* BEGIN *

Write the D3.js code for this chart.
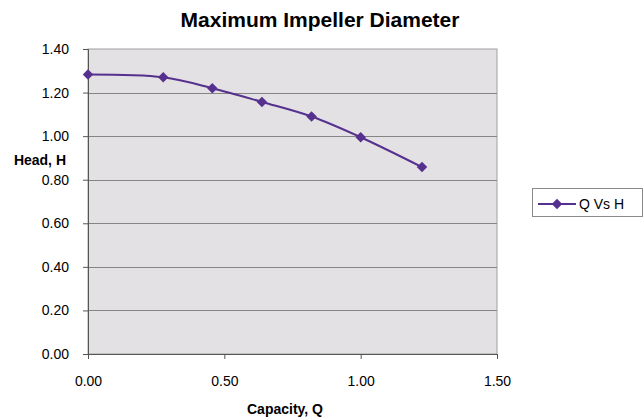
<!DOCTYPE html>
<html>
<head>
<meta charset="utf-8">
<script src="https://cdn.jsdelivr.net/npm/d3@7"></script>
<style>
  body { margin: 0; background: #fff; }
  text { font-family: "Liberation Sans", Arial, sans-serif; }
</style>
</head>
<body>
<div id="plot"></div>
<script>
// data
let capacity = [0, 0.276, 0.456, 0.638, 0.82, 1.0, 1.225];
let head = [1.283, 1.270, 1.220, 1.157, 1.090, 0.995, 0.858];
let xTicks = [0, 0.5, 1.0, 1.5];
let yTicks = [0, 0.2, 0.4, 0.6, 0.8, 1.0, 1.2, 1.4];
let seriesName = 'Q Vs H';

let lineColor = '#56308f';

let margin = { top: 49, right: 147, bottom: 65, left: 88 },
    width = 644 - margin.left - margin.right,
    height = 419 - margin.top - margin.bottom;

let root = d3.select('#plot')
    .append('svg')
        .attr('width', 644)
        .attr('height', 419);

let svg = root.append('g')
    .attr('transform', 'translate(' + margin.left + ',' + margin.top + ')');

let data = capacity.map(function(q, i) { return { q: q, h: head[i] }; });

let x = d3.scaleLinear()
    .domain([0, 1.5])
    .range([0, width]);

let y = d3.scaleLinear()
    .domain([0, 1.4])
    .range([height, 0]);

// plot background
svg.append('rect')
    .attr('width', width)
    .attr('height', height)
    .attr('fill', '#e3e1e3')
    .attr('stroke', '#a0a0a0')
    .attr('stroke-width', 1);

// gridlines
svg.selectAll('.grid')
    .data(yTicks.slice(1, -1))
    .enter()
    .append('line')
        .attr('x1', 0)
        .attr('x2', width)
        .attr('y1', d => Math.round(y(d)) + 0.5)
        .attr('y2', d => Math.round(y(d)) + 0.5)
        .attr('stroke', '#858585')
        .attr('stroke-width', 1);

let xAxis = d3.axisBottom(x)
    .tickValues(xTicks)
    .tickFormat(d3.format('.2f'))
    .tickSize(5)
    .tickPadding(17);

let gx = svg.append('g')
    .attr('transform', 'translate(0,' + height + ')')
    .call(xAxis);

let yAxis = d3.axisLeft(y)
    .tickValues(yTicks)
    .tickFormat(d3.format('.2f'))
    .tickSize(5)
    .tickPadding(14);

let gy = svg.append('g')
    .call(yAxis);

[gx, gy].forEach(function(g) {
    g.select('.domain').attr('stroke', '#555');
    g.selectAll('.tick line').attr('stroke', '#555');
    g.selectAll('.tick text')
        .style('font-size', '14px')
        .style('font-family', '"Liberation Sans", Arial, sans-serif')
        .attr('fill', '#000');
});

// title
root.append('text')
    .attr('x', 320)
    .attr('y', 27)
    .style('text-anchor', 'middle')
    .style('font-size', '21px')
    .style('font-weight', 'bold')
    .text('Maximum Impeller Diameter');

// axis titles
root.append('text')
    .attr('x', 285)
    .attr('y', 414)
    .style('text-anchor', 'middle')
    .style('font-size', '14px')
    .style('font-weight', 'bold')
    .text('Capacity, Q');

root.append('text')
    .attr('x', 66)
    .attr('y', 165)
    .style('text-anchor', 'end')
    .style('font-size', '14px')
    .style('font-weight', 'bold')
    .text('Head, H');

// series line
let line = d3.line()
    .x(d => x(d.q))
    .y(d => y(d.h))
    .curve(d3.curveCatmullRom.alpha(0.5));

svg.append('path')
    .datum(data)
    .attr('d', line)
    .attr('fill', 'none')
    .attr('stroke', lineColor)
    .attr('stroke-width', 2);

let diamond = d3.symbol().type(d3.symbolDiamond2).size(70);

svg.selectAll('.pt')
    .data(data)
    .enter()
    .append('path')
        .attr('d', diamond)
        .attr('transform', d => 'translate(' + x(d.q) + ',' + y(d.h) + ')')
        .attr('fill', lineColor);

// legend
let legend = root.append('g')
    .attr('transform', 'translate(532,188)');

legend.append('rect')
    .attr('x', 0.5)
    .attr('y', 0.5)
    .attr('width', 110)
    .attr('height', 28)
    .attr('fill', '#fff')
    .attr('stroke', '#8a8a8a');

legend.append('line')
    .attr('x1', 6)
    .attr('x2', 44)
    .attr('y1', 16)
    .attr('y2', 16)
    .attr('stroke', lineColor)
    .attr('stroke-width', 2);

legend.append('path')
    .attr('d', diamond)
    .attr('transform', 'translate(25,16)')
    .attr('fill', lineColor);

legend.append('text')
    .attr('x', 47)
    .attr('y', 21)
    .style('font-size', '14px')
    .text(seriesName);
</script>
</body>
</html>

* END *

[Exercise objective]: Restate, line by line and word for word, everything from the top of the material through the line that contains "let seriesName = 'Q Vs H';". Leave pictures out.

[Right answer]:
Write the D3.js code for this chart.
<!DOCTYPE html>
<html>
<head>
<meta charset="utf-8">
<script src="https://cdn.jsdelivr.net/npm/d3@7"></script>
<style>
  body { margin: 0; background: #fff; }
  text { font-family: "Liberation Sans", Arial, sans-serif; }
</style>
</head>
<body>
<div id="plot"></div>
<script>
// data
let capacity = [0, 0.276, 0.456, 0.638, 0.82, 1.0, 1.225];
let head = [1.283, 1.270, 1.220, 1.157, 1.090, 0.995, 0.858];
let xTicks = [0, 0.5, 1.0, 1.5];
let yTicks = [0, 0.2, 0.4, 0.6, 0.8, 1.0, 1.2, 1.4];
let seriesName = 'Q Vs H';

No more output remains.